* [What is being asked]: Pictures aside, quote the whole listing exactly.

# # # #

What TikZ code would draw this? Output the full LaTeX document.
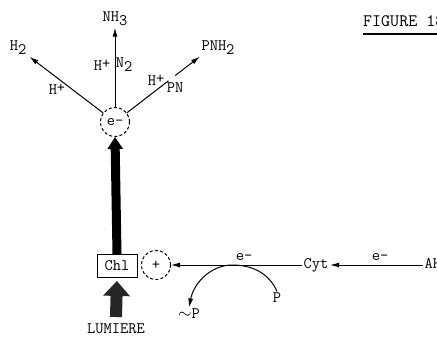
\documentclass[tikz,border=0pt]{standalone}
\usepackage{fontspec}
\usetikzlibrary{arrows.meta,positioning,calc}
\newcommand{\subt}[1]{\raisebox{-4pt}{#1}}
\newcommand{\supt}[1]{\raisebox{2pt}{#1}}

\begin{document}
\begin{tikzpicture}[
    x=1pt, y=-1pt,
    font=\fontsize{16}{18}\selectfont\ttfamily,
    >={Latex[length=9pt,width=5pt]},
    ring/.style={
        draw,
        circle,
        dash pattern=on 3pt off 2.2pt,
        minimum size=29pt,
        inner sep=0pt,
        line width=1pt
    },
    chlbox/.style={
        draw,
        minimum width=40pt,
        minimum height=23pt,
        inner sep=0pt,
        line width=0.9pt
    },
    tag/.style={inner sep=1.5pt},
    flow/.style={->,line width=1pt},
    heavy/.style={-{Triangle[length=12pt,width=15pt]},line width=9pt},
    light/.style={-{Triangle[length=15pt,width=26pt]},line width=12pt,black!85}
]
\useasboundingbox (0,0) rectangle (437,337);

% Electron and its products
\node[ring] (elec) at (115,122) {e-};
\node[tag] (nh3) at (115,19) {NH\subt{3}};
\node[tag] (h2) at (18,48) {H\subt{2}};
\node[tag] (pnh2) at (218,48) {PNH\subt{2}};

\node[tag] (hn) at (102,65) {H\supt{+}};
\node[tag] (n2) at (124,65) {N\subt{2}};
\node[tag] (hh) at (57,89) {H\supt{+}};
\node[tag] (hp) at (156,80) {H\supt{+}};
\node[tag] (pn) at (175,88) {PN};

\draw[flow] (elec) -- (nh3);
\draw[flow,shorten >=2pt] (elec) -- (h2);
\draw[line width=1pt] (elec) -- ($(elec.center)!0.63!(pnh2.south west)$);
\draw[flow] ($(elec.center)!0.71!(pnh2.south west)$) -- (pnh2.south west);

% Chlorophyll and light
\node[chlbox] (chl) at (117,266) {Chl};
\node[ring] (plus) at (156,265) {+};
\coordinate (sun) at (116,317);
\node[tag] (lum) at (116,329) {LUMIERE};

\draw[heavy] (chl.north) -- (elec.south);
\draw[light,shorten >=3pt] (sun) -- (chl.south);

% Electron transport chain
\node[tag] (cyt) at (316,265) {Cyt};
\node[tag,anchor=west] (donor) at (423,265) {AH\subt{2}};
\node[tag] (e1) at (244,257) {e-};
\node[tag] (e2) at (380,257) {e-};

\draw[flow] (cyt) -- (plus);
\draw[flow] (donor) -- (cyt);

% Phosphorylation
\node[tag] (pin) at (277,298) {P};
\node[tag] (pout) at (189,314) {$\sim$P};
\coordinate (touch) at (232,265);
\draw[flow]
    (pin.north) .. controls (269,273) and (252,265) .. (touch)
    .. controls (212,265) and (194,282) .. (pout.north);

% Title
\node[inner sep=0pt,anchor=west,font=\fontsize{17.5}{20}\selectfont\ttfamily] (fig) at (363,21) {FIGURE 18};
\draw[line width=1.6pt] ([yshift=-7pt]fig.south west) -- ([yshift=-7pt]fig.south east);

\end{tikzpicture}
\end{document}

# # # #

* [Task result]:
What TikZ code would draw this? Output the full LaTeX document.
\documentclass[tikz,border=0pt]{standalone}
\usepackage{fontspec}
\usetikzlibrary{arrows.meta,positioning,calc}
\newcommand{\subt}[1]{\raisebox{-4pt}{#1}}
\newcommand{\supt}[1]{\raisebox{2pt}{#1}}

\begin{document}
\begin{tikzpicture}[
    x=1pt, y=-1pt,
    font=\fontsize{16}{18}\selectfont\ttfamily,
    >={Latex[length=9pt,width=5pt]},
    ring/.style={
        draw,
        circle,
        dash pattern=on 3pt off 2.2pt,
        minimum size=29pt,
        inner sep=0pt,
        line width=1pt
    },
    chlbox/.style={
        draw,
        minimum width=40pt,
        minimum height=23pt,
        inner sep=0pt,
        line width=0.9pt
    },
    tag/.style={inner sep=1.5pt},
    flow/.style={->,line width=1pt},
    heavy/.style={-{Triangle[length=12pt,width=15pt]},line width=9pt},
    light/.style={-{Triangle[length=15pt,width=26pt]},line width=12pt,black!85}
]
\useasboundingbox (0,0) rectangle (437,337);

% Electron and its products
\node[ring] (elec) at (115,122) {e-};
\node[tag] (nh3) at (115,19) {NH\subt{3}};
\node[tag] (h2) at (18,48) {H\subt{2}};
\node[tag] (pnh2) at (218,48) {PNH\subt{2}};

\node[tag] (hn) at (102,65) {H\supt{+}};
\node[tag] (n2) at (124,65) {N\subt{2}};
\node[tag] (hh) at (57,89) {H\supt{+}};
\node[tag] (hp) at (156,80) {H\supt{+}};
\node[tag] (pn) at (175,88) {PN};

\draw[flow] (elec) -- (nh3);
\draw[flow,shorten >=2pt] (elec) -- (h2);
\draw[line width=1pt] (elec) -- ($(elec.center)!0.63!(pnh2.south west)$);
\draw[flow] ($(elec.center)!0.71!(pnh2.south west)$) -- (pnh2.south west);

% Chlorophyll and light
\node[chlbox] (chl) at (117,266) {Chl};
\node[ring] (plus) at (156,265) {+};
\coordinate (sun) at (116,317);
\node[tag] (lum) at (116,329) {LUMIERE};

\draw[heavy] (chl.north) -- (elec.south);
\draw[light,shorten >=3pt] (sun) -- (chl.south);

% Electron transport chain
\node[tag] (cyt) at (316,265) {Cyt};
\node[tag,anchor=west] (donor) at (423,265) {AH\subt{2}};
\node[tag] (e1) at (244,257) {e-};
\node[tag] (e2) at (380,257) {e-};

\draw[flow] (cyt) -- (plus);
\draw[flow] (donor) -- (cyt);

% Phosphorylation
\node[tag] (pin) at (277,298) {P};
\node[tag] (pout) at (189,314) {$\sim$P};
\coordinate (touch) at (232,265);
\draw[flow]
    (pin.north) .. controls (269,273) and (252,265) .. (touch)
    .. controls (212,265) and (194,282) .. (pout.north);

% Title
\node[inner sep=0pt,anchor=west,font=\fontsize{17.5}{20}\selectfont\ttfamily] (fig) at (363,21) {FIGURE 18};
\draw[line width=1.6pt] ([yshift=-7pt]fig.south west) -- ([yshift=-7pt]fig.south east);

\end{tikzpicture}
\end{document}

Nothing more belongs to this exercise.